CHAPTER LXXV.

THE DISCOVERY OF THE JAREDITE RECORDS—CORIANTUMR—ETHER—THE DISPERSION AT BABEL—THE JOURNEY OF THE JAREDITES—ATLANTIS.

LET us return to the year 123 B. C. At that time the Nephites in the land of Nephi were suffering sore afflictions at the hands of the Lamanites. In this extremity Limhi, their king, sent a company of forty-three men, with instructions to discover, if possible, their brethren in the land of Zarahemla, that peradventure they would bring them succor and deliverance. The expedition was unsuccessful, so far as its immediate object was concerned. The company missed the land of Zarahemla, pushed northward into Central America, and how far beyond we cannot tell. At last they discovered the remains of an ancient people who had apparently been destroyed in battle. Among other things they found twenty-four plates of gold, covered with engravings.
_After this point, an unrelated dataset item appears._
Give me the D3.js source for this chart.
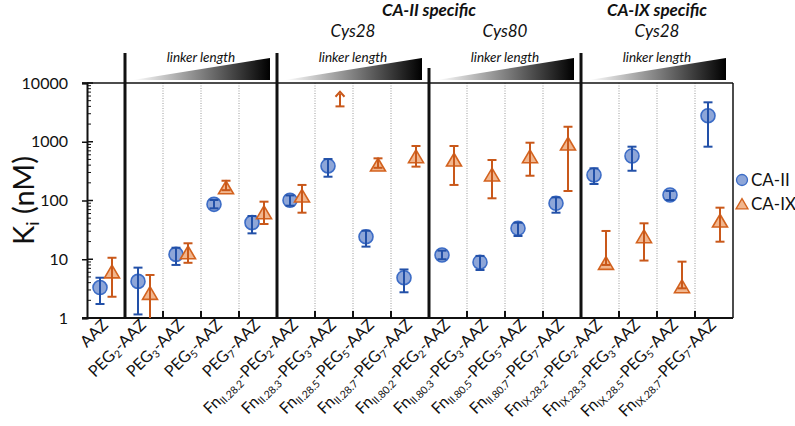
<!DOCTYPE html>
<html><head><meta charset="utf-8">
<script src="https://cdn.jsdelivr.net/npm/d3@7"></script>
<style>body{margin:0;background:#fff}svg{display:block}text{font-family:Lato,"Open Sans",sans-serif}</style>
</head><body><svg id="c" width="795" height="426"></svg>
<script>
// ---- data ----
const labels = [
  [["AAZ",""]],
  [["PEG",""],["2","s"],["-AAZ",""]],
  [["PEG",""],["3","s"],["-AAZ",""]],
  [["PEG",""],["5","s"],["-AAZ",""]],
  [["PEG",""],["7","s"],["-AAZ",""]],
  [["Fn",""],["II.28.2","s"],["-PEG",""],["2","s"],["-AAZ",""]],
  [["Fn",""],["II.28.3","s"],["-PEG",""],["3","s"],["-AAZ",""]],
  [["Fn",""],["II.28.5","s"],["-PEG",""],["5","s"],["-AAZ",""]],
  [["Fn",""],["II.28.7","s"],["-PEG",""],["7","s"],["-AAZ",""]],
  [["Fn",""],["II.80.2","s"],["-PEG",""],["2","s"],["-AAZ",""]],
  [["Fn",""],["II.80.3","s"],["-PEG",""],["3","s"],["-AAZ",""]],
  [["Fn",""],["II.80.5","s"],["-PEG",""],["5","s"],["-AAZ",""]],
  [["Fn",""],["II.80.7","s"],["-PEG",""],["7","s"],["-AAZ",""]],
  [["Fn",""],["IX.28.2","s"],["-PEG",""],["2","s"],["-AAZ",""]],
  [["Fn",""],["IX.28.3","s"],["-PEG",""],["3","s"],["-AAZ",""]],
  [["Fn",""],["IX.28.5","s"],["-PEG",""],["5","s"],["-AAZ",""]],
  [["Fn",""],["IX.28.7","s"],["-PEG",""],["7","s"],["-AAZ",""]]
];
const caII   = [3.3, 4.2, 12.1, 86, 42, 101, 387, 24.2, 4.85, 11.8, 8.9, 33.6, 89.6, 272, 572, 124, 2775];
const caIIlo = [1.73, 1.15, 8.0, 73.6, 27.6, 81.6, 254, 16.4, 2.74, 10, 6.56, 24.9, 62, 191, 321, 102, 824];
const caIIhi = [4.85, 7.2, 15.7, 102, 54.5, 122, 508, 30.6, 6.7, 14, 11.4, 41.9, 113, 353, 824, 145, 4690];
const caIX   = [6.1, 2.63, 12.9, 165, 62, 119, null, 402, 557, 489, 272, 557, 916, 8.5, 24.2, 3.41, 44.8];
const caIXlo = [2.3, 0.5, 8.7, 150, 39.8, 62, 4000, 360, 377, 184, 109, 264, 145, 8, 9.5, 3.2, 19.9];
const caIXhi = [10.6, 5.4, 18.7, 217, 95.5, 184, 7100, 522, 847, 847, 489, 963, 1800, 30.3, 40.9, 9.1, 75.5];
const groups = [
  {start:1, end:4, site:""},
  {start:5, end:8, site:"Cys28"},
  {start:9, end:12, site:"Cys80"},
  {start:13, end:16, site:"Cys28"}
];
const specHeaders = [{text:"CA-II specific", from:5, to:12}, {text:"CA-IX specific", from:13, to:16}];
const yTicks = [1, 10, 100, 1000, 10000];
const seriesNames = ["CA-II", "CA-IX"];

// ---- layout ----
const L = 87, R = 733, T = 83, B = 318;
const svg = d3.select("#c");
const x = d3.scaleBand().domain(d3.range(labels.length)).range([L, R]);
const y = d3.scaleLog().domain([1, 10000]).range([B, T]);
const bw = x.bandwidth();
const blueS = "#3c6cc6", blueF = "#8ea6d8", blueE = "#2250a8";
const orS = "#d3621e", orF = "#f1b68e", orE = "#c9581a";

const defs = svg.append("defs");
const grad = defs.append("linearGradient").attr("id","g");
grad.append("stop").attr("offset","0%").attr("stop-color","#fff");
grad.append("stop").attr("offset","100%").attr("stop-color","#000");
const clip = defs.append("clipPath").attr("id","pc");
clip.append("rect").attr("x",L).attr("y",T-40).attr("width",R-L).attr("height",B-T+40);

// dotted gridlines + bottom ticks at inner boundaries
const inner = [];
groups.forEach(g => { for (let i = g.start+1; i <= g.end; i++) inner.push(i); });
svg.selectAll(".grid").data(inner).join("line")
  .attr("x1", d => x(d)).attr("x2", d => x(d)).attr("y1", T).attr("y2", B-6)
  .attr("stroke", "#9a9a9a").attr("stroke-width", 1).attr("stroke-dasharray", "1,1.5");
svg.selectAll(".bt").data(inner).join("line")
  .attr("x1", d => x(d)).attr("x2", d => x(d)).attr("y1", B-7).attr("y2", B)
  .attr("stroke", "#111").attr("stroke-width", 2);

// frame
svg.append("line").attr("x1",L-5).attr("x2",R).attr("y1",T).attr("y2",T).attr("stroke","#111").attr("stroke-width",1.5);
svg.append("line").attr("x1",R).attr("x2",R).attr("y1",T).attr("y2",B).attr("stroke","#111").attr("stroke-width",1.5);

// y axis
const yAxis = d3.axisLeft(y).tickValues(yTicks).tickFormat(d3.format("d")).tickSize(5).tickPadding(14);
const ya = svg.append("g").attr("transform",`translate(${L},0)`).call(yAxis);
ya.select(".domain").attr("stroke","#111").attr("stroke-width",2);
ya.selectAll(".tick line").attr("stroke","#111").attr("stroke-width",1.5);
ya.selectAll(".tick text").attr("font-size",16).attr("fill","#111");
const minor = [];
for (let e = 0; e < 4; e++) for (let m = 2; m <= 9; m++) minor.push(m*Math.pow(10,e));
svg.selectAll(".mt").data(minor).join("line")
  .attr("x1",L).attr("x2",L+4).attr("y1",d=>y(d)).attr("y2",d=>y(d)).attr("stroke","#111").attr("stroke-width",1);
svg.selectAll(".Mt").data(yTicks).join("line")
  .attr("x1",L).attr("x2",L+6).attr("y1",d=>y(d)).attr("y2",d=>y(d)).attr("stroke","#111").attr("stroke-width",1.5);

// x baseline
svg.append("line").attr("x1",L-5).attr("x2",R).attr("y1",B).attr("y2",B).attr("stroke","#111").attr("stroke-width",2);

// y label
const yl = svg.append("text").attr("transform",`translate(34,${(T+B)/2}) rotate(-90)`)
  .attr("text-anchor","middle").attr("font-size",29).attr("fill","#111");
yl.append("tspan").text("K");
yl.append("tspan").text("i").attr("font-size",18).attr("dy",5);
yl.append("tspan").text(" (nM)").attr("dy",-5);

// group separators (thick), wedges, headers
groups.forEach((g,i) => {
  const xs = x(g.start);
  svg.append("line").attr("x1",xs).attr("x2",xs).attr("y1",B).attr("y2", i===2 ? 68 : 53)
    .attr("stroke","#111").attr("stroke-width",3);
  const gx0 = x(g.start), gx1 = x(g.end)+bw;
  svg.append("path").attr("d",`M${gx0+8},80 L${gx1-7},80 L${gx1-7},58 Z`).attr("fill","url(#g)");
  svg.append("text").attr("x",(gx0+gx1)/2).attr("y",62).attr("text-anchor","middle")
    .attr("font-size",13.5).attr("font-style","italic").attr("fill","#111").text("linker length");
  if (g.site) svg.append("text").attr("x",(gx0+gx1)/2).attr("y",37).attr("text-anchor","middle")
    .attr("font-size",17).attr("font-style","italic").attr("fill","#111").text(g.site);
});
specHeaders.forEach(h => {
  const cx = (x(h.from) + x(h.to) + bw)/2;
  svg.append("text").attr("x",cx).attr("y",16).attr("text-anchor","middle")
    .attr("font-size",17).attr("font-style","italic").attr("font-weight","bold").attr("fill","#111").text(h.text);
});

// x labels
labels.forEach((parts,i) => {
  const t = svg.append("text").attr("text-anchor","end").attr("font-size",16).attr("fill","#111")
    .attr("transform",`translate(${x(i)+bw/2+3},${B+8}) rotate(-45)`);
  let shifted = false;
  parts.forEach(([s,k]) => {
    const sp = t.append("tspan").text(s);
    if (k === "s") { sp.attr("font-size",10.5).attr("dy", shifted ? 0 : 3); shifted = true; }
    else if (shifted) { sp.attr("dy",-3); shifted = false; }
  });
});

// error bars + markers
const pl = svg.append("g").attr("clip-path","url(#pc)");
const cxII = i => x(i)+bw/2-6, cxIX = i => x(i)+bw/2+6;
const tri = (cx,cy,s) => `M${cx},${cy-s*0.9} L${cx+s},${cy+s*0.8} L${cx-s},${cy+s*0.8} Z`;
function ebar(g, cx, lo, hi, col, capLo) {
  g.append("line").attr("x1",cx).attr("x2",cx).attr("y1",y(Math.max(lo,0.5))).attr("y2",y(hi)).attr("stroke",col).attr("stroke-width",2);
  g.append("line").attr("x1",cx-4.5).attr("x2",cx+4.5).attr("y1",y(hi)).attr("y2",y(hi)).attr("stroke",col).attr("stroke-width",2);
  if (capLo) g.append("line").attr("x1",cx-4.5).attr("x2",cx+4.5).attr("y1",y(lo)).attr("y2",y(lo)).attr("stroke",col).attr("stroke-width",2);
}
caII.forEach((v,i) => {
  pl.append("circle").attr("cx",cxII(i)).attr("cy",y(v)).attr("r",7).attr("fill",blueF).attr("stroke",blueS).attr("stroke-width",1.6);
  ebar(pl, cxII(i), caIIlo[i], caIIhi[i], blueE, true);
});
caIX.forEach((v,i) => {
  if (v === null) {
    const cx = cxIX(i);
    pl.append("line").attr("x1",cx).attr("x2",cx).attr("y1",y(caIXlo[i])).attr("y2",y(caIXhi[i])+2).attr("stroke",orE).attr("stroke-width",2);
    pl.append("line").attr("x1",cx-4.5).attr("x2",cx+4.5).attr("y1",y(caIXlo[i])).attr("y2",y(caIXlo[i])).attr("stroke",orE).attr("stroke-width",2);
    pl.append("path").attr("d",`M${cx-4.5},${y(caIXhi[i])+5} L${cx},${y(caIXhi[i])} L${cx+4.5},${y(caIXhi[i])+5}`)
      .attr("fill","none").attr("stroke",orE).attr("stroke-width",2);
    return;
  }
  pl.append("path").attr("d",tri(cxIX(i),y(v),7.5)).attr("fill",orF).attr("stroke",orS).attr("stroke-width",1.6);
  ebar(pl, cxIX(i), caIXlo[i], caIXhi[i], orE, caIXlo[i] >= 1);
});

// legend
const lg = svg.append("g");
lg.append("circle").attr("cx",742).attr("cy",180).attr("r",5.5).attr("fill",blueF).attr("stroke",blueS).attr("stroke-width",1.3);
lg.append("path").attr("d",tri(742,204,6)).attr("fill",orF).attr("stroke",orS).attr("stroke-width",1.3);
lg.selectAll("text").data(seriesNames).join("text").attr("x",751).attr("y",(d,i)=>186+i*24)
  .attr("font-size",17).attr("fill","#111").text(d=>d);
</script></body></html>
This treasure, with some other relics of the vanished race, they took back to king Limhi.

When, shortly after, this section of the Nephite people escaped from their Lamanite task-masters and returned to Zarahemla, the twenty-four golden plates were presented to king Mosiah, the younger, and he being a seer, translated them by the aid of the Urim and Thummim.

These plates were found to contain the history of the world from the creation to the time of the building of the Tower of Babel, and of the race whose remains had been found by the people of Limhi scattered on the land northward.

This was, however, not the first intimation that the Nephites had of the existence of this extinct people; for in the days of the elder Mosiah a large engraved stone was brought to him that had been discovered by the people of Zarahemla. It gave a very brief account of this same race, known to us as the Jaredites, but more particularly referred to its last ruler, named Coriantumr; who had himself been known to the Zarahemlaites; for he had, previous to his death, resided in their midst for nine months.